--- Start Dataset records ---

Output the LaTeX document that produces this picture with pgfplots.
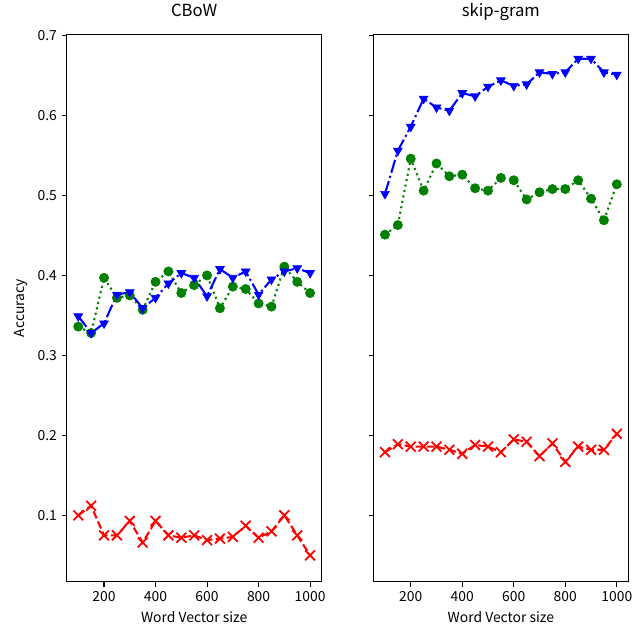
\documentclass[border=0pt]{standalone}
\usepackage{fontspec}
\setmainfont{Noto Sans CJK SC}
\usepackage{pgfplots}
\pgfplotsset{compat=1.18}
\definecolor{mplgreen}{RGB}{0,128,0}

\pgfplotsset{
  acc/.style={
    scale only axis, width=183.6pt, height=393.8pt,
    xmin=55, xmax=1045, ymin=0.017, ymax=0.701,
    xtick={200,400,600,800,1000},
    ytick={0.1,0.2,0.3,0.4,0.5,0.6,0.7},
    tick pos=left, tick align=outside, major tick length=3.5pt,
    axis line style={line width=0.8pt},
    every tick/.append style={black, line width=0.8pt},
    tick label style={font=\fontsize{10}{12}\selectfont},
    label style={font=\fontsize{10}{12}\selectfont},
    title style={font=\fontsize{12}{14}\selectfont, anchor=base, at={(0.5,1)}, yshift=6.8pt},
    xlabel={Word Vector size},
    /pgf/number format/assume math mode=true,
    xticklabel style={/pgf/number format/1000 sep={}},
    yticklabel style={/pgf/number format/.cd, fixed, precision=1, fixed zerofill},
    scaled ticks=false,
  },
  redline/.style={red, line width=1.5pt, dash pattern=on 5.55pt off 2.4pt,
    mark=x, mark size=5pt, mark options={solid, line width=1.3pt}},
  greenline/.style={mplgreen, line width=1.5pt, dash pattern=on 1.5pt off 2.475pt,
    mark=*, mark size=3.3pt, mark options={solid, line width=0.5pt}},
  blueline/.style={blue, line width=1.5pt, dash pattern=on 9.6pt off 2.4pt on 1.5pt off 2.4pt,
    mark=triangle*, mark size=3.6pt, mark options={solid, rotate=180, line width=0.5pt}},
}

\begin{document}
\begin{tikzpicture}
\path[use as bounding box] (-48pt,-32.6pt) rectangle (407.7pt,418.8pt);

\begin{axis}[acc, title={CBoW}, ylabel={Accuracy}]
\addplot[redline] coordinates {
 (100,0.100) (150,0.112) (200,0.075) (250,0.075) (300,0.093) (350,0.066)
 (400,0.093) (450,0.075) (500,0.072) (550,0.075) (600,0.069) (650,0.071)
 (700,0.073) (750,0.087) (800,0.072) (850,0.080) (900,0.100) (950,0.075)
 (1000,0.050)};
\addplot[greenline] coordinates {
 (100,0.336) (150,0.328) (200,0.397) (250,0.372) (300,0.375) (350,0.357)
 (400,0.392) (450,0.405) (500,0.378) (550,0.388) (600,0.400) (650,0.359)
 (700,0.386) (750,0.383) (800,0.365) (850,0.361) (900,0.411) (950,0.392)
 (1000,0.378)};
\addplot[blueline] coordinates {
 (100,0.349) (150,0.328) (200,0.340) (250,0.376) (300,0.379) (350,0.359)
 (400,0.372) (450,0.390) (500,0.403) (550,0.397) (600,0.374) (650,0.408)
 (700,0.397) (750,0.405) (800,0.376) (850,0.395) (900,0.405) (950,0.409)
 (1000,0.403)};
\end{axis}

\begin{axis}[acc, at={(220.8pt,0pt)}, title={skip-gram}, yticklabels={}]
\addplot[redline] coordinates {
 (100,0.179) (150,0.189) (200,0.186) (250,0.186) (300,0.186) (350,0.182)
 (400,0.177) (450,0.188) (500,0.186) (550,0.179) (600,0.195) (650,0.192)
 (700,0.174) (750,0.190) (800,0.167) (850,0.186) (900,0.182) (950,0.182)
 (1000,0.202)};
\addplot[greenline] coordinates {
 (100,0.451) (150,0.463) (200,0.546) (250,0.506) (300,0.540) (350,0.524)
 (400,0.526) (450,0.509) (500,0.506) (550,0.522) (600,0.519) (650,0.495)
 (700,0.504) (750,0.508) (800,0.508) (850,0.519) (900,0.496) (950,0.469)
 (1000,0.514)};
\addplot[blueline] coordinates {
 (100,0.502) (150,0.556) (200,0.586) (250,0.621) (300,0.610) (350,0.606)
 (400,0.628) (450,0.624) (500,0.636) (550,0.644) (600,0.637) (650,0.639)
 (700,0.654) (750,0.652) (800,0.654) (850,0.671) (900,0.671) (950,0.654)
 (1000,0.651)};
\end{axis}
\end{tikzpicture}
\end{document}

--- End Dataset records ---
--- Start Dataset records ---

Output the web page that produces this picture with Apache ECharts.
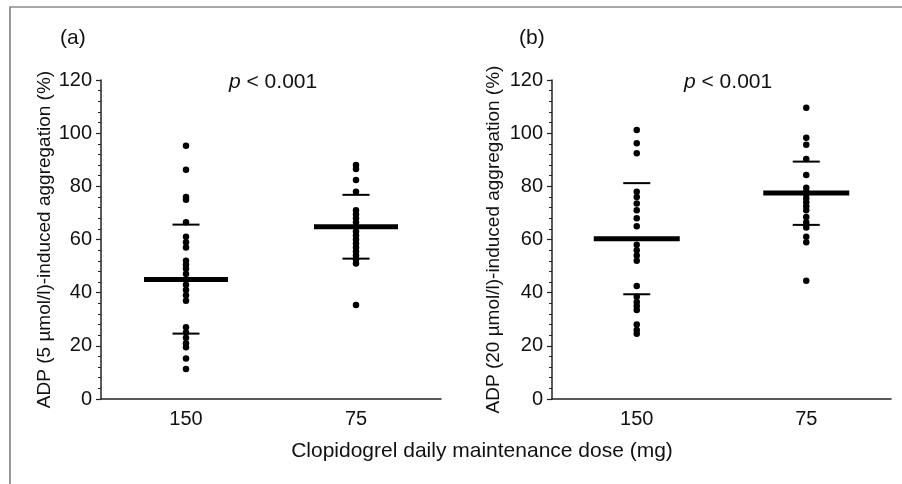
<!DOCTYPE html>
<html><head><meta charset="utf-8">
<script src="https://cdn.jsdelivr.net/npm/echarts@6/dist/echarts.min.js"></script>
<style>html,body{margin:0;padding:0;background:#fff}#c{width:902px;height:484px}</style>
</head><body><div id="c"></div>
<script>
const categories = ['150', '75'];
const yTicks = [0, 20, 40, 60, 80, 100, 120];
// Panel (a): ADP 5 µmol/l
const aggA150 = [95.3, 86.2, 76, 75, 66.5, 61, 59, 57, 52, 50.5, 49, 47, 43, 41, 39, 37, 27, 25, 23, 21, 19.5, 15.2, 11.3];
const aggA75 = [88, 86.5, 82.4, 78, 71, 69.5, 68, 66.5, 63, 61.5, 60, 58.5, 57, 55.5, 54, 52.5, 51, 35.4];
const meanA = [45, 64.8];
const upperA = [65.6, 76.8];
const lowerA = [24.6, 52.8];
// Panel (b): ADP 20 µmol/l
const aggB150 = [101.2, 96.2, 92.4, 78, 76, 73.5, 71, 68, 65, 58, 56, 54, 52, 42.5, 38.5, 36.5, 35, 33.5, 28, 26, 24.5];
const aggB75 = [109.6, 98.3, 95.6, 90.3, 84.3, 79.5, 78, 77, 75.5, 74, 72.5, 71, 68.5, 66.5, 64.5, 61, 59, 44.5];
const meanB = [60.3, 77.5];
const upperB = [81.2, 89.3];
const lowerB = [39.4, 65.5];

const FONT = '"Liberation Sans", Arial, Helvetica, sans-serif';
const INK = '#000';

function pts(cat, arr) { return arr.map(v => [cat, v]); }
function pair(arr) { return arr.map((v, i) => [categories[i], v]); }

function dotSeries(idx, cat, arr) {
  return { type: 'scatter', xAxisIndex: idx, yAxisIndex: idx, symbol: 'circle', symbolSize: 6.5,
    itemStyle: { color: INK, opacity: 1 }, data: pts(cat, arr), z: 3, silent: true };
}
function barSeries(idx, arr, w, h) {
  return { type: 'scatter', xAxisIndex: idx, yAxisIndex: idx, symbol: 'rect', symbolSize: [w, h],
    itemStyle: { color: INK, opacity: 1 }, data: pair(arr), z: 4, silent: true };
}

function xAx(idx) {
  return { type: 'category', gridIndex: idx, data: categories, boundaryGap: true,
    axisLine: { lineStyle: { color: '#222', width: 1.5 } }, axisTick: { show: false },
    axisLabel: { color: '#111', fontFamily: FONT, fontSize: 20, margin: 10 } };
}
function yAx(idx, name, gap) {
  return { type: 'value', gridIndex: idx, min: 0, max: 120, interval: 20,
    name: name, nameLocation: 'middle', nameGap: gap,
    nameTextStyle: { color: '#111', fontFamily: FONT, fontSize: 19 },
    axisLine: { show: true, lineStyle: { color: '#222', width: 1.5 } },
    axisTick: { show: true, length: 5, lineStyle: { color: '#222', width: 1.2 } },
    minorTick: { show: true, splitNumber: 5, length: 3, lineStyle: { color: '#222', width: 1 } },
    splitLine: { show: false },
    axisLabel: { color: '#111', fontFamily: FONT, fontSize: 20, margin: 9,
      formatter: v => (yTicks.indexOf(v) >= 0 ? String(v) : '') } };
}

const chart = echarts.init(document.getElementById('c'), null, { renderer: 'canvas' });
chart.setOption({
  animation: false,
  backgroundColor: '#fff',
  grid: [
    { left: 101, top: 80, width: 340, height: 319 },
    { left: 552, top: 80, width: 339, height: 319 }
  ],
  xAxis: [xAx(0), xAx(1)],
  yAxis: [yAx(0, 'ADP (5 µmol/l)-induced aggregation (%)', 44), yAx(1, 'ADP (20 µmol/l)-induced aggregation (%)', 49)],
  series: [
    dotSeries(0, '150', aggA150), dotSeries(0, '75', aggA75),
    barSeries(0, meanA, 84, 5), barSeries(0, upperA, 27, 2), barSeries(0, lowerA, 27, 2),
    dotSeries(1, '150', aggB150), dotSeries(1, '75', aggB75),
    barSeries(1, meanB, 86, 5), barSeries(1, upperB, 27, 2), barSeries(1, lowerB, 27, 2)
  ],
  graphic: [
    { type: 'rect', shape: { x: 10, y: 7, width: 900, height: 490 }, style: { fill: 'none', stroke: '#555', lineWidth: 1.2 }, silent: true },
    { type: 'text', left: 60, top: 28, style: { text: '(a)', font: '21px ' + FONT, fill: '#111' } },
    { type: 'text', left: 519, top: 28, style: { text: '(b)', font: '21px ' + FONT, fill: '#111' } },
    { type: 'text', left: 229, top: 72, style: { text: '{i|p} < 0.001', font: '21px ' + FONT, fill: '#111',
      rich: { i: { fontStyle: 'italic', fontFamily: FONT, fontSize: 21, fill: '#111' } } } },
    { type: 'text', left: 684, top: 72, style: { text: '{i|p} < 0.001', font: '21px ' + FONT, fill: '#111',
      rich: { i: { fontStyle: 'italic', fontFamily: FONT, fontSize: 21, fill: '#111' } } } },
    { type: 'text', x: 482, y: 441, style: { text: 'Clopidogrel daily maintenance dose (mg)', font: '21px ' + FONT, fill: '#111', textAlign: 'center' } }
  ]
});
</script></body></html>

--- End Dataset records ---

Required work
Give only the lines from the one with "Output the web" to the one with "return arr.map((v, i)", both included, again and exactly; leave the images out.

Response to this exercise
Output the web page that produces this picture with Apache ECharts.
<!DOCTYPE html>
<html><head><meta charset="utf-8">
<script src="https://cdn.jsdelivr.net/npm/echarts@6/dist/echarts.min.js"></script>
<style>html,body{margin:0;padding:0;background:#fff}#c{width:902px;height:484px}</style>
</head><body><div id="c"></div>
<script>
const categories = ['150', '75'];
const yTicks = [0, 20, 40, 60, 80, 100, 120];
// Panel (a): ADP 5 µmol/l
const aggA150 = [95.3, 86.2, 76, 75, 66.5, 61, 59, 57, 52, 50.5, 49, 47, 43, 41, 39, 37, 27, 25, 23, 21, 19.5, 15.2, 11.3];
const aggA75 = [88, 86.5, 82.4, 78, 71, 69.5, 68, 66.5, 63, 61.5, 60, 58.5, 57, 55.5, 54, 52.5, 51, 35.4];
const meanA = [45, 64.8];
const upperA = [65.6, 76.8];
const lowerA = [24.6, 52.8];
// Panel (b): ADP 20 µmol/l
const aggB150 = [101.2, 96.2, 92.4, 78, 76, 73.5, 71, 68, 65, 58, 56, 54, 52, 42.5, 38.5, 36.5, 35, 33.5, 28, 26, 24.5];
const aggB75 = [109.6, 98.3, 95.6, 90.3, 84.3, 79.5, 78, 77, 75.5, 74, 72.5, 71, 68.5, 66.5, 64.5, 61, 59, 44.5];
const meanB = [60.3, 77.5];
const upperB = [81.2, 89.3];
const lowerB = [39.4, 65.5];

const FONT = '"Liberation Sans", Arial, Helvetica, sans-serif';
const INK = '#000';

function pts(cat, arr) { return arr.map(v => [cat, v]); }
function pair(arr) { return arr.map((v, i) => [categories[i], v]); }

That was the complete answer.